● Written exercise
Retype verbatim only the lines below, starting at the one that contains "Output the Python" and ending at the one that contains "pao_err = [[1, 5, 8], [1, 5, 8], [1, 4, 7]]". Pictures are excluded from the copy.

begin

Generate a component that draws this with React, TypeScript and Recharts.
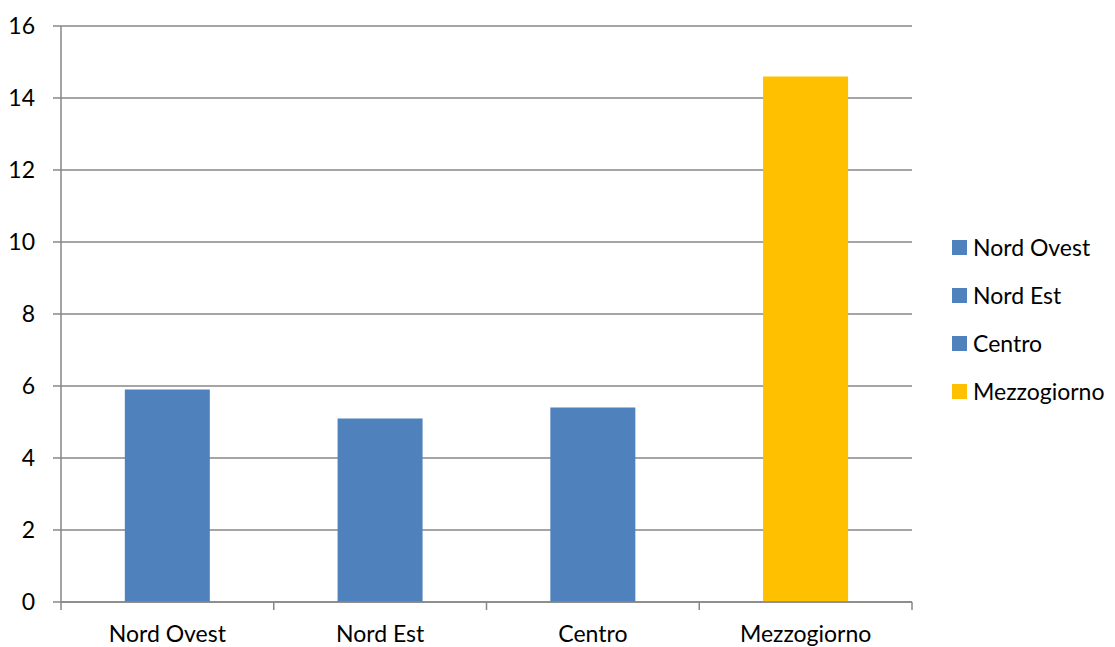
import React from "react";
import { BarChart, Bar, XAxis, YAxis, CartesianGrid, Cell } from "recharts";

const categories = ["Nord Ovest", "Nord Est", "Centro", "Mezzogiorno"];
const values = [5.9, 5.1, 5.4, 14.6];
const barColors = ["#4F81BD", "#4F81BD", "#4F81BD", "#FFC000"];
const yTicks = [0, 2, 4, 6, 8, 10, 12, 14, 16];
const edgeTicks = [0, 1, 2, 3, 4];

const data = categories.map((name, i) => ({ name, value: values[i], edge: i }));

const FONT = "Lato, 'Open Sans', sans-serif";
const GRID = "#878787";
const FS = 23;

const LegendBox = () => (
  <div
    style={{
      position: "absolute",
      left: 952,
      top: 223,
      fontFamily: FONT,
      fontSize: FS,
      color: "#000",
    }}
  >
    {categories.map((c, i) => (
      <div key={c} style={{ display: "flex", alignItems: "center", height: 48 }}>
        <div style={{ width: 15, height: 15, background: barColors[i], marginRight: 6 }} />
        <span>{c}</span>
      </div>
    ))}
  </div>
);

const EmptyTick = () => <g />;

export default function App() {
  return (
    <div style={{ position: "absolute", left: 0, top: 0, width: 1115, height: 647, background: "#fff" }}>
      <BarChart
        width={1115}
        height={647}
        data={data}
        margin={{ top: 26, right: 203, left: 0, bottom: 0 }}
        barCategoryGap="30%"
      >
        <CartesianGrid vertical={false} stroke={GRID} strokeWidth={1.5} xAxisId="b_cat" />
        <XAxis
          xAxisId="a_edges"
          type="number"
          dataKey="edge"
          domain={[0, 4]}
          ticks={edgeTicks}
          tick={<EmptyTick />}
          axisLine={{ stroke: GRID, strokeWidth: 1.5 }}
          tickLine={{ stroke: GRID, strokeWidth: 1.5 }}
          tickSize={8}
          height={1}
        />
        <XAxis
          xAxisId="b_cat"
          dataKey="name"
          axisLine={false}
          tickLine={false}
          height={44}
          tick={{ fill: "#000", fontSize: FS, fontFamily: FONT }}
          tickMargin={17}
        />
        <YAxis
          width={61}
          domain={[0, 16]}
          ticks={yTicks}
          axisLine={{ stroke: GRID, strokeWidth: 1.5 }}
          tickLine={{ stroke: GRID, strokeWidth: 1.5 }}
          tickSize={8}
          tickMargin={18}
          tick={{ fill: "#000", fontSize: FS, fontFamily: FONT }}
        />
        <Bar dataKey="value" xAxisId="b_cat" isAnimationActive={false}>
          {data.map((d, i) => (
            <Cell key={d.name} fill={barColors[i]} />
          ))}
        </Bar>
      </BarChart>
      <LegendBox />
    </div>
  );
}
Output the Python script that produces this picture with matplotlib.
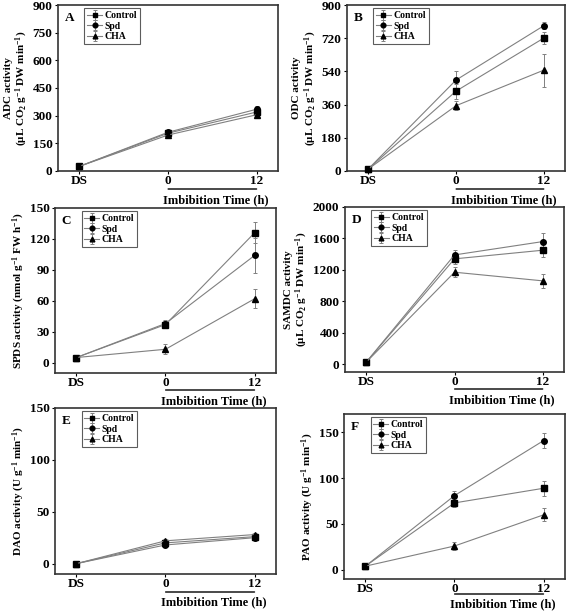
import matplotlib
matplotlib.use("Agg")
import matplotlib.pyplot as plt
from matplotlib.ticker import MultipleLocator

plt.rcParams['font.family'] = ['Liberation Serif', 'DejaVu Serif']
plt.rcParams['font.weight'] = 'bold'
plt.rcParams['mathtext.fontset'] = 'custom'
plt.rcParams['mathtext.rm'] = 'Liberation Serif:bold'
plt.rcParams['mathtext.default'] = 'rm'

# x categories
times = ['DS', '0', '12']
series = ['Control', 'Spd', 'CHA']

# A: ADC
adc_ctrl = [25, 205, 320]
adc_spd = [25, 210, 335]
adc_cha = [25, 195, 305]
adc_err = [[5, 12, 20], [5, 12, 20], [5, 10, 15]]

# B: ODC
odc_ctrl = [10, 433, 721]
odc_spd = [10, 493, 788]
odc_cha = [10, 354, 547]
odc_err = [[3, 40, 35], [3, 50, 20], [3, 25, 90]]

# C: SPDS
spds_ctrl = [5, 37, 126]
spds_spd = [5, 38, 104]
spds_cha = [5, 13, 62]
spds_err = [[1, 3, 10], [1, 3, 17], [1, 5, 9]]

# D: SAMDC
samdc_ctrl = [25, 1340, 1450]
samdc_spd = [25, 1390, 1560]
samdc_cha = [25, 1170, 1060]
samdc_err = [[10, 60, 90], [10, 60, 110], [10, 60, 90]]

# E: DAO
dao_ctrl = [0, 20, 26]
dao_spd = [0, 18, 25]
dao_cha = [0, 22, 28]
dao_err = [[0.5, 2, 2], [0.5, 2, 2], [0.5, 2, 2]]

# F: PAO
pao_ctrl = [4, 73, 89]
pao_spd = [4, 81, 141]
pao_cha = [4, 26, 60]
pao_err = [[1, 5, 8], [1, 5, 8], [1, 4, 7]]

# letter, data, errors, ylim, tick step, ylabel, axes box (px), bracket offsets (px)
panels = [
    ('A', [adc_ctrl, adc_spd, adc_cha], adc_err, (0, 900), 150,
     'ADC activity\n(μL CO$_2$ g$^{-1}$ DW min$^{-1}$)', (58, 5, 278, 171), (18, 29)),
    ('B', [odc_ctrl, odc_spd, odc_cha], odc_err, (0, 900), 180,
     'ODC activity\n(μL CO$_2$ g$^{-1}$ DW min$^{-1}$)', (347, 5, 565, 171), (18, 29)),
    ('C', [spds_ctrl, spds_spd, spds_cha], spds_err, (-10, 150), 30,
     'SPDS activity (nmol g$^{-1}$ FW h$^{-1}$)', (55, 208, 276, 373), (17, 28)),
    ('D', [samdc_ctrl, samdc_spd, samdc_cha], samdc_err, (-100, 2000), 400,
     'SAMDC activity\n(μL CO$_2$ g$^{-1}$ DW min$^{-1}$)', (345, 207, 564, 372), (17, 28)),
    ('E', [dao_ctrl, dao_spd, dao_cha], dao_err, (-10, 150), 50,
     'DAO activity (U g$^{-1}$ min$^{-1}$)', (55, 408, 276, 574), (18, 28)),
    ('F', [pao_ctrl, pao_spd, pao_cha], pao_err, (-10, 170), 50,
     'PAO activity (U g$^{-1}$ min$^{-1}$)', (344, 414, 565, 579), (15, 25)),
]

markers = ['s', 'o', '^']
W, H = 567, 613
fig = plt.figure(figsize=(W / 100, H / 100), dpi=100)

x = list(range(len(times)))
for letter, data, errs, ylim, step, ylabel, box, offs in panels:
    l, t, r, b = box
    h = b - t
    ax = fig.add_axes([l / W, 1 - b / H, (r - l) / W, h / H])
    for vals, err, m, name in zip(data, errs, markers, series):
        ax.errorbar(x, vals, yerr=err, color='#808080', lw=0.8,
                    elinewidth=0.7, capsize=1.5, capthick=0.7,
                    marker=m, ms=4, mfc='black', mec='black',
                    label=name, clip_on=False, zorder=3)
    ax.set_xlim(-0.24, 2.24)
    ax.set_ylim(*ylim)
    ax.yaxis.set_major_locator(MultipleLocator(step))
    ax.set_xticks(x)
    ax.set_xticklabels(times, fontsize=9.5, fontweight='bold')
    for lab in ax.get_yticklabels():
        lab.set_fontsize(9.5)
        lab.set_fontweight('bold')
    ax.tick_params(direction='out', length=2.5, width=0.8, pad=1.5, colors='black')
    ax.tick_params(axis='x', pad=0.5)
    for s in ax.spines.values():
        s.set_color('#333333')
        s.set_linewidth(1.2)
    ax.set_ylabel(ylabel, fontsize=8, fontweight='bold', labelpad=2,
                  linespacing=1.1)
    ax.text(0.03, 0.96, letter, transform=ax.transAxes, fontsize=9.5,
            fontweight='bold', va='top', ha='left')
    leg = ax.legend(loc='upper left', bbox_to_anchor=(0.12, 0.98),
                    fontsize=7, frameon=True, fancybox=False,
                    edgecolor='#333333', handlelength=1.5, handletextpad=0.3,
                    labelspacing=0.15, borderpad=0.3, borderaxespad=0.0,
                    markerscale=0.85)
    leg.get_frame().set_linewidth(0.8)
    for txt in leg.get_texts():
        txt.set_fontweight('bold')
    # imbibition time bracket
    ax.annotate('', xy=(0.97, -offs[0] / h), xytext=(2.03, -offs[0] / h),
                xycoords=('data', 'axes fraction'),
                arrowprops=dict(arrowstyle='-', color='black', lw=1.0))
    ax.text(1.54, -offs[1] / h, 'Imbibition Time (h)', transform=ax.get_xaxis_transform(),
            ha='center', va='center', fontsize=9, fontweight='bold')

fig.savefig('out.png', dpi=100)
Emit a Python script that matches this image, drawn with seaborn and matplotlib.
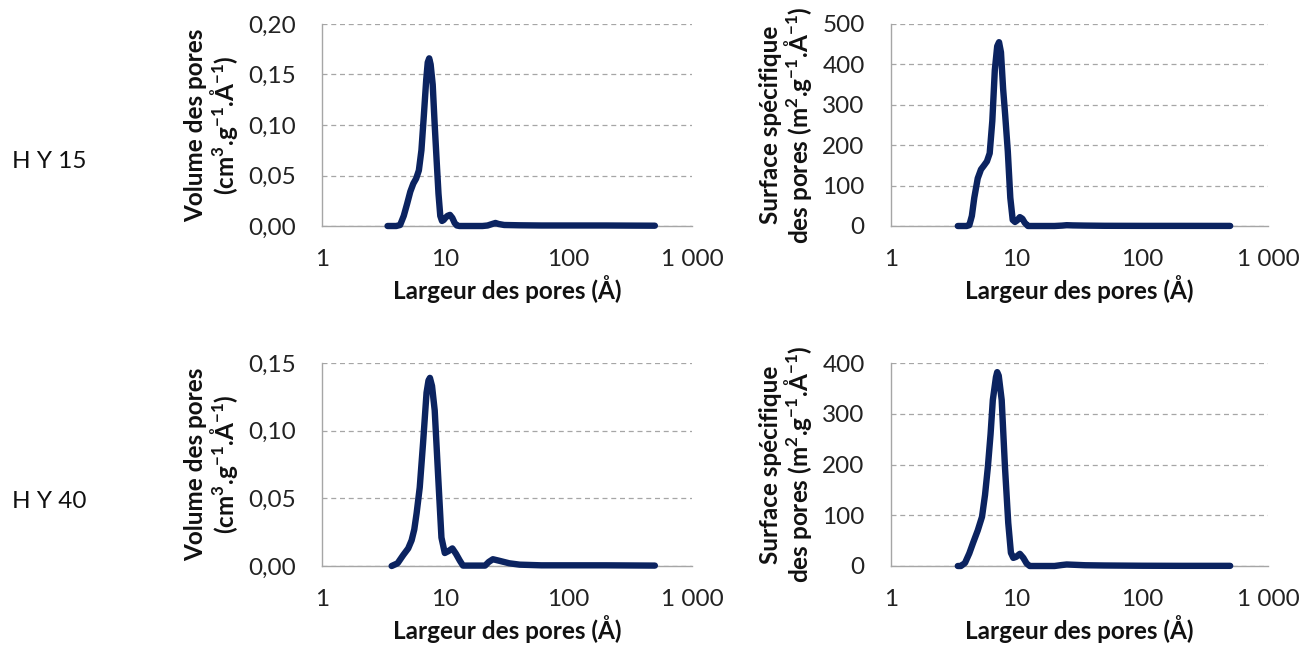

end

● Worked solution
Output the Python script that produces this picture with matplotlib.
import matplotlib
matplotlib.use("Agg")
import matplotlib.pyplot as plt
from matplotlib.ticker import MultipleLocator

plt.rcParams['font.family'] = ['Liberation Serif', 'DejaVu Serif']
plt.rcParams['font.weight'] = 'bold'
plt.rcParams['mathtext.fontset'] = 'custom'
plt.rcParams['mathtext.rm'] = 'Liberation Serif:bold'
plt.rcParams['mathtext.default'] = 'rm'

# x categories
times = ['DS', '0', '12']
series = ['Control', 'Spd', 'CHA']

# A: ADC
adc_ctrl = [25, 205, 320]
adc_spd = [25, 210, 335]
adc_cha = [25, 195, 305]
adc_err = [[5, 12, 20], [5, 12, 20], [5, 10, 15]]

# B: ODC
odc_ctrl = [10, 433, 721]
odc_spd = [10, 493, 788]
odc_cha = [10, 354, 547]
odc_err = [[3, 40, 35], [3, 50, 20], [3, 25, 90]]

# C: SPDS
spds_ctrl = [5, 37, 126]
spds_spd = [5, 38, 104]
spds_cha = [5, 13, 62]
spds_err = [[1, 3, 10], [1, 3, 17], [1, 5, 9]]

# D: SAMDC
samdc_ctrl = [25, 1340, 1450]
samdc_spd = [25, 1390, 1560]
samdc_cha = [25, 1170, 1060]
samdc_err = [[10, 60, 90], [10, 60, 110], [10, 60, 90]]

# E: DAO
dao_ctrl = [0, 20, 26]
dao_spd = [0, 18, 25]
dao_cha = [0, 22, 28]
dao_err = [[0.5, 2, 2], [0.5, 2, 2], [0.5, 2, 2]]

# F: PAO
pao_ctrl = [4, 73, 89]
pao_spd = [4, 81, 141]
pao_cha = [4, 26, 60]
pao_err = [[1, 5, 8], [1, 5, 8], [1, 4, 7]]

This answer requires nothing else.